Given group $D_3= \langle r,s | r^3 =s^2=(rs)^2= 1\rangle$
The following are $3$ central extensions of $D_3$ by $\mathbb{Z}_2\cong \langle b|b^2=1\rangle$. I want to know which one of $G_2$ and $G_3$ is isomorphic to $G_1$? Or $G_2$ is isomorphic to $G_3$?
$$G_1=\langle r,s, b | r^3 =s^2=(rs)^2= 1,b^2=1, [r,b]=[s,b]=1 \rangle \cong D_3\times \mathbb{Z}_2 $$
$$G_2=\langle r,s, b | r^3 =s^2= 1, (rs)^2=b ,b^2=1, [r,b]=[s,b]=1 \rangle$$
$$G_3=\langle r,s, b | r^3 =1, s^2=(rs)^2=b , b^2=1, [r,b]=[s,b]=1 \rangle$$
with commutator $[,]$ is defined by $[a,b]=a^{-1}b^{-1}ab$.
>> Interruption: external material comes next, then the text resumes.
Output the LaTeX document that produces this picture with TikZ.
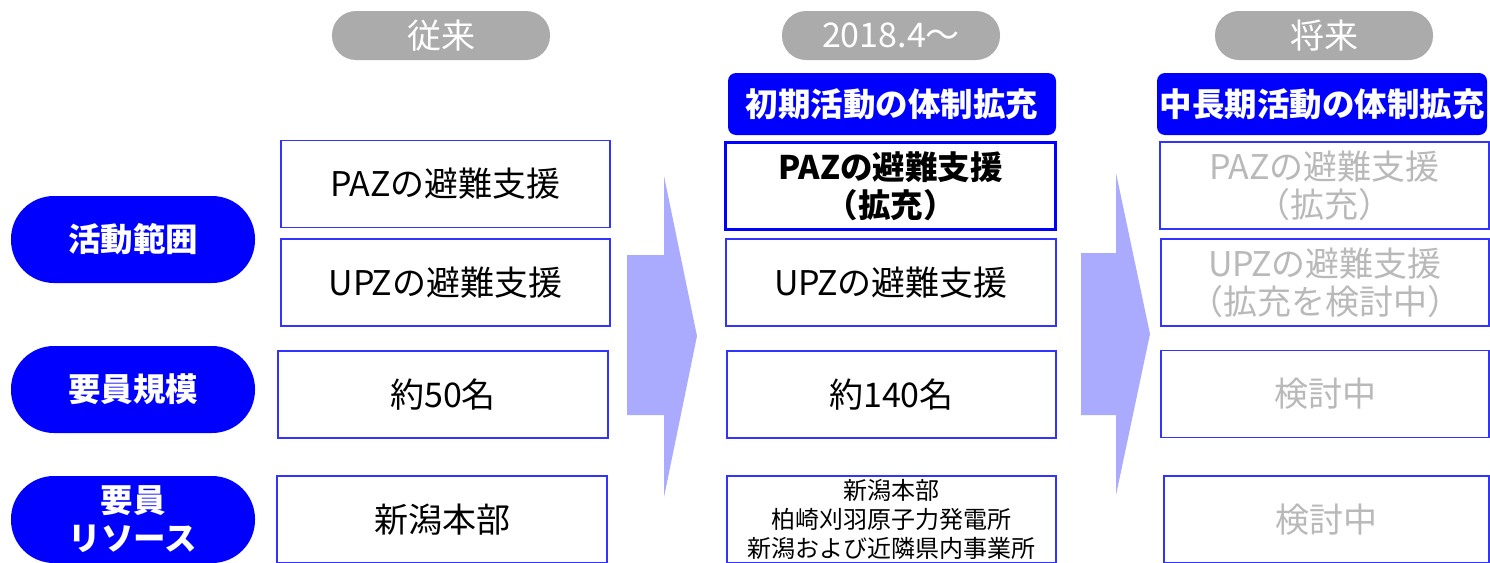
\documentclass[tikz,border=0pt]{standalone}
\usepackage{fontspec}
\setmainfont{Noto Sans CJK JP}
\definecolor{pblue}{RGB}{0,0,255}
\definecolor{bline}{RGB}{51,51,255}
\definecolor{pgrey}{RGB}{171,171,171}
\definecolor{arrowc}{RGB}{170,170,255}
\definecolor{ftext}{RGB}{185,185,185}
\begin{document}
\begin{tikzpicture}[x=1pt,y=-1pt,
  period/.style={fill=pgrey, text=white, rounded corners=24pt, minimum width=218pt, minimum height=49pt, inner sep=0pt, font=\fontsize{34}{38}\selectfont},
  head/.style={fill=pblue, text=white, rounded corners=8pt, minimum height=62pt, inner sep=0pt, font=\bfseries\fontsize{32.5}{36}\selectfont},
  cat/.style={fill=pblue, text=white, rounded corners=43pt, minimum width=244pt, minimum height=87pt, inner sep=0pt, align=center, font=\bfseries\fontsize{32.5}{38}\selectfont},
  cell/.style={draw=bline, line width=1.5pt, fill=white, minimum height=87pt, inner sep=0pt, align=center, font=\fontsize{34}{38}\selectfont},
  future/.style={cell, text=ftext},
  flow/.style={fill=arrowc}]
\useasboundingbox (0,0) rectangle (1490,562);
\clip (0,0) rectangle (1490,562);
% period labels
\node[period] (p1) at (441,35.5) {従来};
\node[period] (p2) at (891,35.5) {2018.4～};
\node[period] (p3) at (1324,35.5) {将来};
% headers
\node[head, minimum width=328pt] (h2) at (892,104) {初期活動の体制拡充};
\node[head, minimum width=330pt] (h3) at (1322,104) {中長期活動の体制拡充};
% categories
\node[cat] (k1) at (133,239.5) {活動範囲};
\node[cat] (k2) at (133,389.5) {要員規模};
\node[cat] (k3) at (133,519.5) {要員\\リソース};
% arrows
\fill[flow] (627,255) -- (664,255) -- (664,176) -- (697,336) -- (664,497) -- (664,415) -- (627,415) -- cycle;
\fill[flow] (1081,253) -- (1116,253) -- (1116,173) -- (1150,334) -- (1116,495) -- (1116,415) -- (1081,415) -- cycle;
% column 1
\node[cell, minimum width=329pt] (c1paz) at (445.5,184) {PAZの避難支援};
\node[cell, minimum width=329pt] (c1upz) at (445.5,282.5) {UPZの避難支援};
\node[cell, minimum width=330pt] (c1num) at (443,394.5) {約50名};
\node[cell, minimum width=330pt] (c1res) at (442,519.5) {新潟本部};
% column 2
\node[cell, line width=3pt, draw=pblue, minimum width=330pt, font=\bfseries\fontsize{32.5}{38}\selectfont] (c2paz) at (890.5,186) {PAZの避難支援\\（拡充）};
\node[cell, minimum width=330pt] (c2upz) at (891,282.5) {UPZの避難支援};
\node[cell, minimum width=329pt] (c2num) at (891.5,394.5) {約140名};
\node[cell, minimum width=329pt, font=\fontsize{24}{29}\selectfont] (c2res) at (891.5,519.5) {新潟本部\\柏崎刈羽原子力発電所\\新潟および近隣県内事業所};
% column 3
\node[future, minimum width=329pt] (c3paz) at (1324.5,185.5) {PAZの避難支援\\（拡充）};
\node[future, minimum width=328pt] (c3upz) at (1325,282.5) {UPZの避難支援\\（拡充を検討中）};
\node[future, minimum width=328pt] (c3num) at (1325,394) {検討中};
\node[future, minimum width=325pt] (c3res) at (1326.5,519.5) {検討中};
\end{tikzpicture}
\end{document}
It relates the group cohomology $H^2(D_3,\mathbb{Z}_2)=\mathbb{Z}_2$. It says that they are totally two kinds of central extension. $G_1$ belongs to the trivial central extension. One of $G_2$ and $G_3$ should belong to the trivial case or $G_2\cong G_3$. I don't know how to show explicitly.
Here is a proof that $b=1$ in $G_2$, so $|G_2|=6$.
$$rsrs=b \Rightarrow r^{-2}srs=b \Rightarrow r^{-1}srsr^{-1}=rbr^{-1}=b \Rightarrow r^{-1}sr=brs = (rs)^3.$$
So then $s^2=1 \Rightarrow (rs)^6=1$, but $(rs)^4=b^2=1$, so $(rs)^2=b=1$.